City Financial Outlook Grim In Midst of Economic Crisis

$40M Revenue Shortfall, More Cuts Loom; Aguirre Demands Pension Fund Numbers

 After five years as an outcast on Wall Street, and even with recently upgraded credit ratings, the city of San Diego still finds itself behind a financial eight-ball.

Major lenders are in short supply, and the global economic meltdown has dealt the city a $40 million blow in the form of a 3 percent shortfall in expected revenue from property, sales and hotel-room taxes.

"And when you've already made cuts for three years running, 3 percent ends up to be quite a large cut," Mayor Jerry Sanders said in an interview with NBC 7/39.

"We're going to be needing to streamline even more and make some very tough decisions that'll affect everybody in San Diego."

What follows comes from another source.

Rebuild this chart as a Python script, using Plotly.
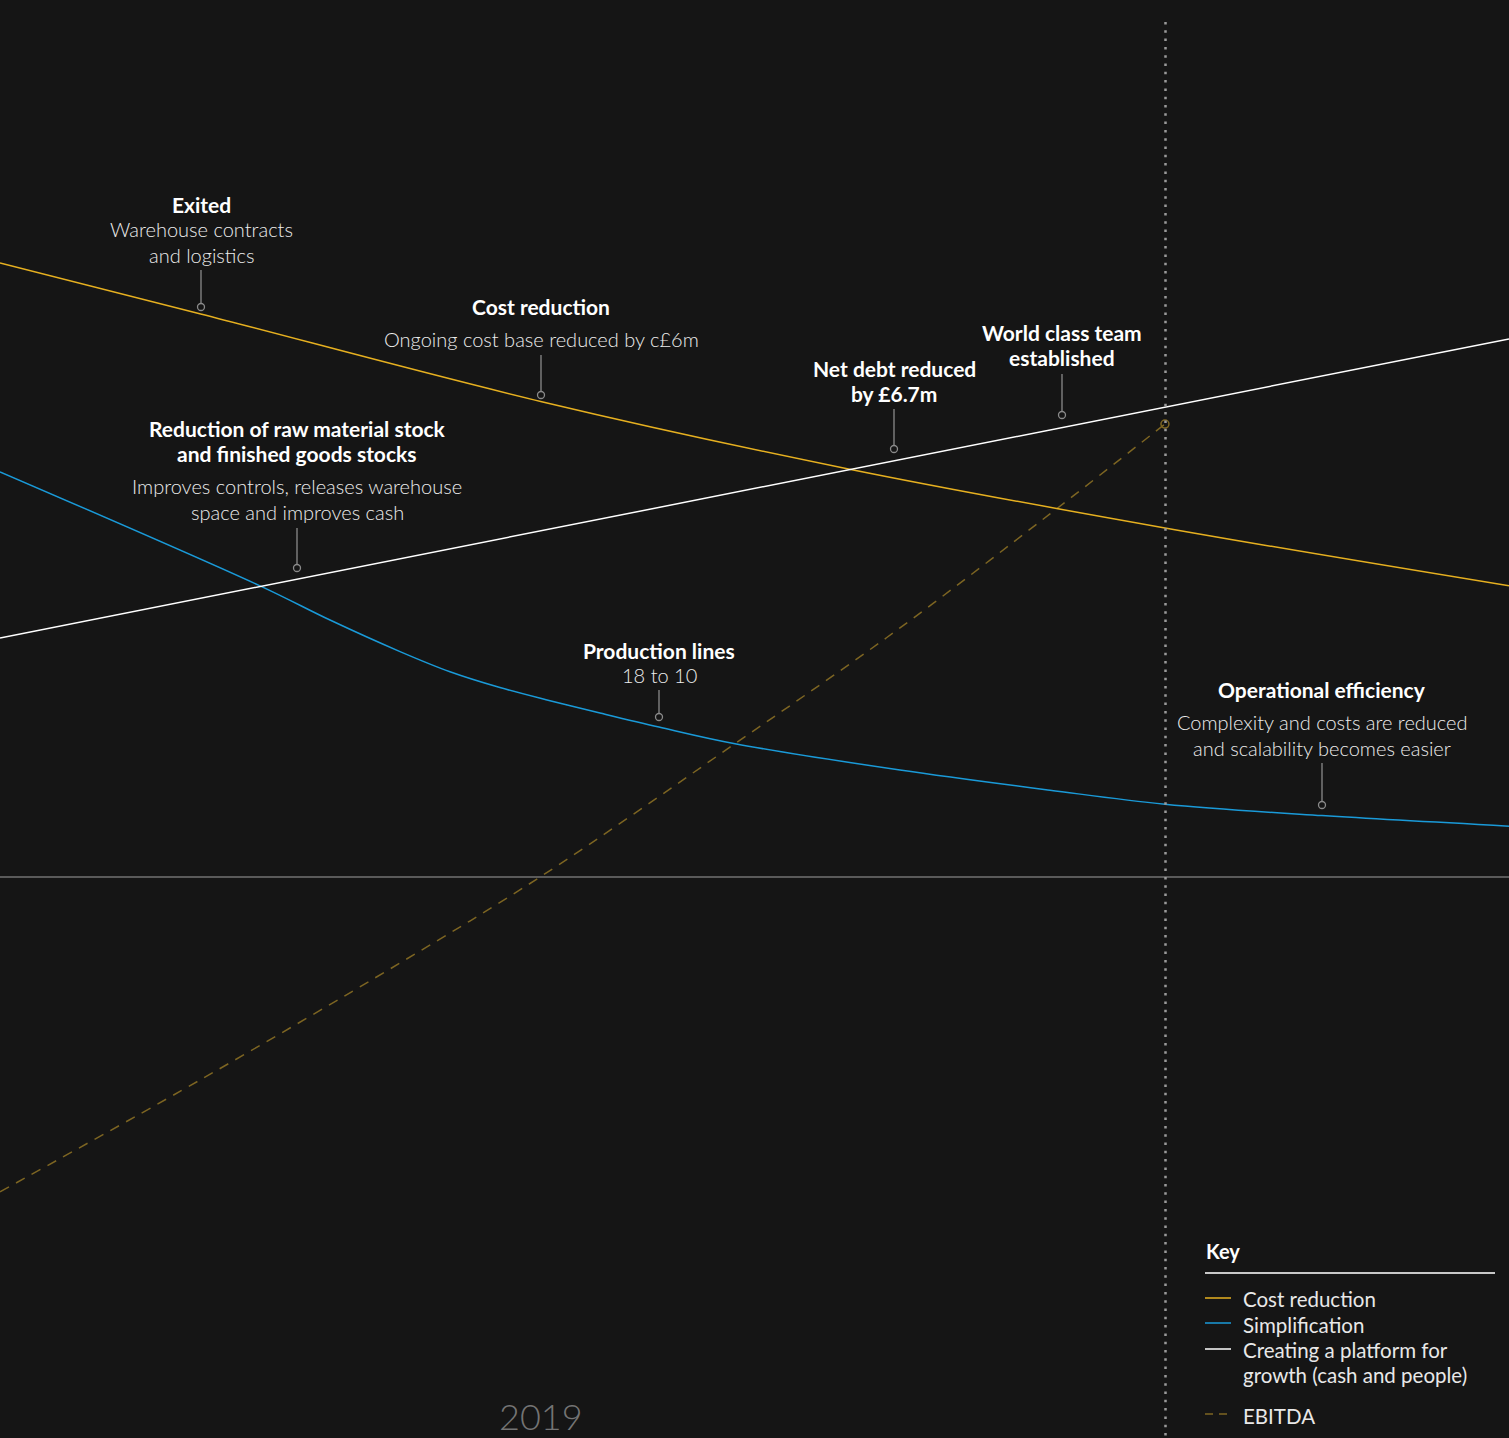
import plotly.graph_objects as go

W, H = 1509, 1438
BG = "#151515"

# ---- data (timeline 0-100, index value; baseline = 0) ----
cost_x = [0, 13.3, 35.9, 56.3, 77.2, 100]
cost_y = [70.0, 64.2, 54.2, 46.5, 39.8, 33.2]

simp_x = [0, 17.23, 21.87, 26.51, 29.82, 33.13, 36.45, 39.76, 43.67, 48.71, 59.64, 69.58, 77.2, 87.61, 100]
simp_y = [46.2, 33.2, 29.3, 25.7, 23.4, 21.6, 20.1, 18.7, 17.1, 15.2, 12.2, 9.9, 8.3, 7.0, 5.8]

plat_x = [0, 100]
plat_y = [27.25, 61.35]

ebitda_x = [0, 13.25, 26.51, 35.79, 48.71, 59.64, 69.58, 77.2]
ebitda_y = [-35.9, -23.15, -9.8, 0.0, 15.2, 28.4, 41.4, 51.65]

year_label = "2019"

# ---- layout helpers (pixel -> axis units) ----
XMAX, YTOP, YBOT = 100.0, 100.0, -63.968
def X(px):
    return px / W * XMAX
def Y(py):
    return YTOP - py / H * (YTOP - YBOT)

YELLOW = "#e6b020"
BLUE = "#1a9ad8"
WHITE = "#ffffff"
GOLD = "#7d6522"
GREY = "#9a9a9a"
FONT = "Lato"

fig = go.Figure()

fig.add_trace(go.Scatter(x=ebitda_x, y=ebitda_y, mode="lines",
                         line=dict(color=GOLD, width=1.5, dash="10px,8px", shape="spline"),
                         hoverinfo="skip"))
fig.add_trace(go.Scatter(x=cost_x, y=cost_y, mode="lines",
                         line=dict(color=YELLOW, width=1.5, shape="spline"), hoverinfo="skip"))
fig.add_trace(go.Scatter(x=simp_x, y=simp_y, mode="lines",
                         line=dict(color=BLUE, width=1.5, shape="spline"), hoverinfo="skip"))
fig.add_trace(go.Scatter(x=plat_x, y=plat_y, mode="lines",
                         line=dict(color=WHITE, width=1.5), hoverinfo="skip"))

# EBITDA end marker
fig.add_trace(go.Scatter(x=[ebitda_x[-1]], y=[ebitda_y[-1]], mode="markers",
                         marker=dict(symbol="circle-open", size=8, color=GOLD,
                                     line=dict(color=GOLD, width=1.5)), hoverinfo="skip"))

shapes = []
# baseline
shapes.append(dict(type="line", xref="x", yref="y", x0=0, x1=XMAX, y0=0, y1=0,
                   line=dict(color="#5a5a5a", width=2)))
# vertical dotted marker
shapes.append(dict(type="line", xref="x", yref="y", x0=X(1165.5), x1=X(1165.5), y0=Y(22), y1=YBOT,
                   line=dict(color=GREY, width=2.5, dash="2.5px,5.8px")))

annotations = []

def label(cx, title_lines, body_lines, title_y, body_y, lead_top, lead_bot):
    for i, t in enumerate(title_lines):
        annotations.append(dict(x=X(cx), y=Y(title_y + i * 25), xref="x", yref="y",
                                text="<b>" + t + "</b>", showarrow=False,
                                xanchor="center", yanchor="middle",
                                font=dict(family=FONT, size=21, color="#ffffff")))
    for i, t in enumerate(body_lines):
        annotations.append(dict(x=X(cx), y=Y(body_y + i * 25.5), xref="x", yref="y",
                                text=t, showarrow=False,
                                xanchor="center", yanchor="middle",
                                font=dict(family=FONT, size=20, color="#ececec", weight=300)))
    shapes.append(dict(type="line", xref="x", yref="y", x0=X(cx), x1=X(cx),
                       y0=Y(lead_top), y1=Y(lead_bot - 3.5),
                       line=dict(color="#8a8a8a", width=1.3)))
    return (X(cx), Y(lead_bot))

circles = []
circles.append(label(201, ["Exited"], ["Warehouse contracts", "and logistics"], 204, 229, 270, 307))
circles.append(label(541, ["Cost reduction"], ["Ongoing cost base reduced by c£6m"], 306, 339, 355, 395))
circles.append(label(297, ["Reduction of raw material stock", "and finished goods stocks"],
                     ["Improves controls, releases warehouse", "space and improves cash"], 428, 486, 528, 568))
circles.append(label(894, ["Net debt reduced", "by £6.7m"], [], 368, 0, 409, 449))
circles.append(label(1062, ["World class team", "established"], [], 332, 0, 374, 415))
circles.append(label(659, ["Production lines"], ["18 to 10"], 650, 675, 690, 717))
circles.append(label(1322, ["Operational efficiency"],
                     ["Complexity and costs are reduced", "and scalability becomes easier"], 689, 722, 763, 805))

fig.add_trace(go.Scatter(x=[c[0] for c in circles], y=[c[1] for c in circles], mode="markers",
                         marker=dict(symbol="circle", size=7, color=BG,
                                     line=dict(color="#8a8a8a", width=1.3)), hoverinfo="skip"))

# year label
annotations.append(dict(x=X(541), y=Y(1416), xref="x", yref="y", text=year_label, showarrow=False,
                        xanchor="center", yanchor="middle",
                        font=dict(family=FONT, size=36, color="#747474", weight=300)))

# ---- key ----
annotations.append(dict(x=X(1204), y=Y(1251), xref="x", yref="y", text="<b>Key</b>", showarrow=False,
                        xanchor="left", yanchor="middle",
                        font=dict(family=FONT, size=20, color="#ffffff")))
shapes.append(dict(type="line", xref="x", yref="y", x0=X(1205), x1=X(1495), y0=Y(1273), y1=Y(1273),
                   line=dict(color="#c8c8c8", width=2)))
key_items = [
    ("Cost reduction", YELLOW, None, 1298, 1299),
    ("Simplification", BLUE, None, 1323, 1325),
    ("Creating a platform for", WHITE, None, 1349, 1350),
    ("growth (cash and people)", None, None, None, 1375),
    ("EBITDA", GOLD, "8px,6px", 1414, 1416),
]
for text, col, dash, ly, ty in key_items:
    if col is not None:
        shapes.append(dict(type="line", xref="x", yref="y", x0=X(1205), x1=X(1231),
                           y0=Y(ly), y1=Y(ly),
                           line=dict(color=col, width=1.5, dash=dash or "solid")))
    annotations.append(dict(x=X(1241), y=Y(ty), xref="x", yref="y", text=text, showarrow=False,
                            xanchor="left", yanchor="middle",
                            font=dict(family=FONT, size=20.5, color="#e8e8e8")))

fig.update_layout(
    width=W, height=H,
    margin=dict(l=0, r=0, t=0, b=0),
    paper_bgcolor=BG, plot_bgcolor=BG,
    showlegend=False,
    xaxis=dict(range=[0, XMAX], visible=False, fixedrange=True),
    yaxis=dict(range=[YBOT, YTOP], visible=False, fixedrange=True),
    shapes=shapes,
    annotations=annotations,
)

fig.write_html("out.html")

Sanders spoke of delaying construction projects, extending his hiring freeze, and further service reductions.

As for returning to the bond market, the mayor said the city's quest for $1 billion-plus for water and sewer system upgrades eventually may succeed, because infrastructure bonds backed by ratepayer revenues are still attractive to investors.

"You don't see those going belly-up," Sanders said.

Municipal finances also have been hamstrung by the need to escalate payments toward a $1.2 billion deficit in the San Diego City Employees Retirement System (SDCERS).

At a City Hall news conference, City Attorney Mike Aguirre demanded an immediate valuation of SDCERS' assets, which suffered a 5.2% -- $256 million -- loss for the year that ended June 30th.

"Are we locked into the stock market to the point that we have to follow it all the way down until it crashes?" Aguirre asked, rhetorically.  "Only San Diego, that I know of, has sat back and done nothing when you're facing the kind of difficulties that we are."

Predicting that the city will be obligated to put upwards of $300 million into the pension fund next fiscal year, Aguirre suggested that SDCERS might need to be reorganized.

If its assets-to-liabilities ratio falls to around 50 percent, Aguirre said, "it may be time to stop the (pension benefit) distributions at 100 cents on the dollar … you're bleeding out the cash that is available."

Told of Aguirre's statements, the mayor's chief financial officer, Jay Goldstone, called them "a knee jerk reaction -- probably reckless."